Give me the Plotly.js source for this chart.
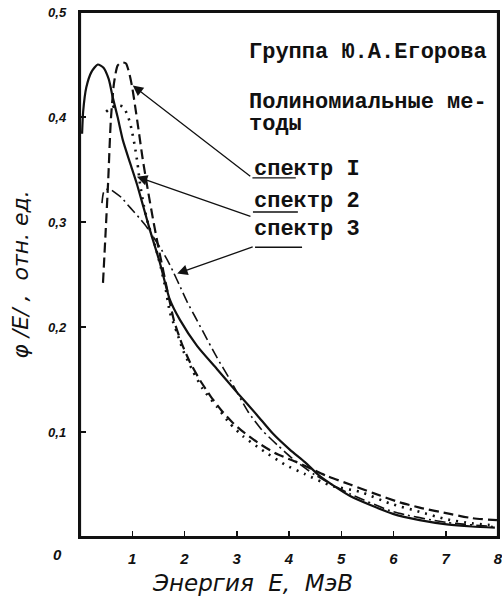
<!DOCTYPE html>
<html>
<head>
<meta charset="utf-8">
<script src="https://cdn.plot.ly/plotly-3.0.1.min.js"></script>
<style>
  html, body { margin: 0; padding: 0; background: #fff; }
  #chart { width: 502px; height: 608px; }
</style>
</head>
<body>
<div id="chart"></div>
<script>
// Energy spectra phi(E), relative units, vs neutron energy E (MeV)

// спектр 1 — dashed
const energy1 = [0.44, 0.49, 0.54, 0.59, 0.65, 0.72, 0.80, 0.88, 0.95, 1.00, 1.05, 1.12, 1.20, 1.30, 1.40, 1.50, 1.60, 1.70, 1.80, 1.95, 2.10, 2.30, 2.50, 2.70, 2.90, 3.10, 3.40, 3.73, 4.06, 4.34, 4.73, 5.17, 5.60, 6.12, 6.50, 7.08, 7.50, 7.98];
const phi1    = [0.242, 0.290, 0.340, 0.397, 0.432, 0.449, 0.452, 0.451, 0.440, 0.428, 0.412, 0.388, 0.360, 0.330, 0.302, 0.276, 0.252, 0.228, 0.206, 0.184, 0.167, 0.149, 0.134, 0.121, 0.110, 0.101, 0.090, 0.080, 0.073, 0.067, 0.058, 0.050, 0.042, 0.033, 0.028, 0.022, 0.018, 0.016];

// спектр 2 — solid
const energy2 = [0.04, 0.06, 0.12, 0.22, 0.34, 0.45, 0.55, 0.63, 0.72, 0.82, 0.96, 1.09, 1.21, 1.34, 1.53, 1.72, 1.91, 2.24, 2.62, 3.00, 3.39, 3.70, 4.02, 4.31, 4.59, 5.17, 5.99, 6.50, 7.02, 7.50, 7.94];
const phi2    = [0.384, 0.405, 0.428, 0.443, 0.450, 0.447, 0.436, 0.418, 0.400, 0.378, 0.356, 0.336, 0.315, 0.292, 0.261, 0.226, 0.207, 0.182, 0.160, 0.138, 0.116, 0.098, 0.083, 0.071, 0.058, 0.039, 0.022, 0.016, 0.012, 0.010, 0.009];

// спектр 3 — dash-dot
const energy3 = [0.42, 0.45, 0.50, 0.58, 0.67, 0.80, 0.92, 1.01, 1.15, 1.28, 1.40, 1.53, 1.67, 1.78, 1.92, 2.05, 2.20, 2.35, 2.62, 2.87, 2.97, 3.22, 3.48, 3.79, 4.06, 4.50, 5.17, 6.00, 7.00, 7.90];
const phi3    = [0.318, 0.328, 0.331, 0.331, 0.328, 0.323, 0.316, 0.311, 0.303, 0.295, 0.286, 0.276, 0.264, 0.253, 0.238, 0.224, 0.210, 0.196, 0.171, 0.150, 0.141, 0.119, 0.102, 0.087, 0.075, 0.059, 0.041, 0.024, 0.014, 0.010];

// dotted curve
const energyDot = [0.50, 0.60, 0.72, 0.82, 0.90, 0.96, 1.00, 1.05, 1.10, 1.15, 1.22, 1.30, 1.44, 1.55, 1.64, 1.72, 1.86, 1.97, 2.16, 2.35, 2.62, 2.87, 3.12, 3.48, 3.92, 4.30, 4.80, 5.36, 5.93, 6.50, 7.00, 7.50, 7.95];
const phiDot    = [0.405, 0.409, 0.411, 0.410, 0.403, 0.394, 0.385, 0.372, 0.356, 0.336, 0.316, 0.299, 0.277, 0.256, 0.236, 0.214, 0.194, 0.178, 0.158, 0.141, 0.124, 0.108, 0.096, 0.083, 0.069, 0.060, 0.049, 0.043, 0.032, 0.024, 0.017, 0.013, 0.011];

// Axis ticks
const xTicks = [1, 2, 3, 4, 5, 6, 7, 8];
const yTicks = [0.1, 0.2, 0.3, 0.4, 0.5];

// Typewritten notes on the field
const noteLines = ['Группа Ю.А.Егорова', 'Полиномиальные ме-', 'тоды'];
const spectrumLabels = ['спектр I', 'спектр 2', 'спектр 3'];

const INK = '#111';

function curve(x, y, dash, width) {
  return {
    x: x, y: y, type: 'scatter', mode: 'lines', hoverinfo: 'skip',
    line: { color: INK, width: width, dash: dash, shape: 'spline', smoothing: 0.6 },
    showlegend: false
  };
}

const traces = [
  curve(energyDot, phiDot, '2px,6px', 2.6),
  curve(energy3, phi3, '11px,4px,2px,4px', 1.6),
  curve(energy1, phi1, '10px,5px', 2.2),
  curve(energy2, phi2, 'solid', 2.2)
];

const monoFont = { family: 'Liberation Mono, DejaVu Sans Mono, monospace', size: 22, color: INK, weight: 'bold' };

const annotations = [];
// notes: heading + method caption
const noteY = [0.461, 0.4135, 0.3925];
noteLines.forEach((t, i) => annotations.push({
  xref: 'x', yref: 'y', x: 3.20, y: noteY[i], text: t, showarrow: false,
  xanchor: 'left', yanchor: 'middle', font: monoFont
}));
// spectrum labels
const labelY = [0.350, 0.3195, 0.2925];
spectrumLabels.forEach((t, i) => annotations.push({
  xref: 'x', yref: 'y', x: 3.29, y: labelY[i], text: t, showarrow: false,
  xanchor: 'left', yanchor: 'middle', font: monoFont
}));
// leader arrows from each label to its curve
const leaders = [
  { x: 1.01, y: 0.430, ax: 119, ay: 92 },
  { x: 1.09, y: 0.343, ax: 115, ay: 40 },
  { x: 1.86, y: 0.251, ax: 77, ay: -27 }
];
leaders.forEach(l => annotations.push({
  xref: 'x', yref: 'y', x: l.x, y: l.y, ax: l.ax, ay: l.ay, text: '',
  showarrow: true, arrowhead: 2, arrowsize: 1.6, arrowwidth: 1.3, arrowcolor: INK, standoff: 0
}));
// origin label and energy axis caption
annotations.push({
  xref: 'paper', yref: 'paper', x: -0.053, y: -0.034, text: '0', showarrow: false,
  xanchor: 'center', yanchor: 'middle',
  font: { family: 'Liberation Sans, Arial, sans-serif', size: 15, color: INK, weight: 'bold', style: 'italic' }
});
annotations.push({
  xref: 'x', yref: 'paper', x: 3.31, y: -0.087, text: 'Энергия  E,  МэВ', showarrow: false,
  xanchor: 'center', yanchor: 'middle',
  font: { family: 'DejaVu Sans, sans-serif', size: 23, color: INK, style: 'italic' }
});

// underlines below "спектр", plus the plot frame
const underlines = [
  { x0: 3.30, x1: 4.13, y: 0.342 },
  { x0: 3.31, x1: 4.17, y: 0.3095 },
  { x0: 3.35, x1: 4.25, y: 0.276 }
];
const shapes = underlines.map(u => ({
  type: 'line', xref: 'x', yref: 'y', x0: u.x0, x1: u.x1, y0: u.y, y1: u.y,
  line: { color: INK, width: 1.4 }
}));
shapes.push({
  type: 'rect', xref: 'paper', yref: 'paper', x0: 0, x1: 1, y0: 0, y1: 1,
  line: { color: INK, width: 2.2 }, fillcolor: 'rgba(0,0,0,0)'
});

const tickFont = { family: 'Liberation Sans, Arial, sans-serif', color: INK, weight: 'bold', style: 'italic' };

const layout = {
  width: 502, height: 608,
  margin: { l: 80, r: 4, t: 12, b: 71 },
  paper_bgcolor: '#fff', plot_bgcolor: '#fff',
  separators: ', ',
  showlegend: false,
  xaxis: {
    range: [0, 8], tickvals: xTicks, ticks: 'inside', ticklen: 6, tickwidth: 1.5, tickcolor: INK,
    showline: true, linewidth: 2.2, linecolor: INK, mirror: true, showgrid: false, zeroline: false,
    tickfont: Object.assign({ size: 15 }, tickFont), ticklabelstandoff: 7, ticklabeloverflow: 'allow'
  },
  yaxis: {
    range: [0, 0.5], tickvals: yTicks, tickformat: '.1f', ticks: 'inside', ticklen: 6, tickwidth: 1.5, tickcolor: INK,
    showline: true, linewidth: 2.2, linecolor: INK, mirror: true, showgrid: false, zeroline: false,
    tickfont: Object.assign({ size: 13 }, tickFont), ticklabelstandoff: 9, ticklabeloverflow: 'allow',
    title: { text: 'φ /E/ ,  отн. ед.', standoff: 14,
             font: { family: 'DejaVu Sans, sans-serif', size: 22, color: INK, style: 'italic' } }
  },
  annotations: annotations,
  shapes: shapes
};

Plotly.newPlot('chart', traces, layout, { staticPlot: true, displayModeBar: false });
</script>
</body>
</html>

•••

To be done: Skip every picture and return the lines above from the top through the one that contains "energy E (MeV)".

Result for this exercise:
Give me the Plotly.js source for this chart.
<!DOCTYPE html>
<html>
<head>
<meta charset="utf-8">
<script src="https://cdn.plot.ly/plotly-3.0.1.min.js"></script>
<style>
  html, body { margin: 0; padding: 0; background: #fff; }
  #chart { width: 502px; height: 608px; }
</style>
</head>
<body>
<div id="chart"></div>
<script>
// Energy spectra phi(E), relative units, vs neutron energy E (MeV)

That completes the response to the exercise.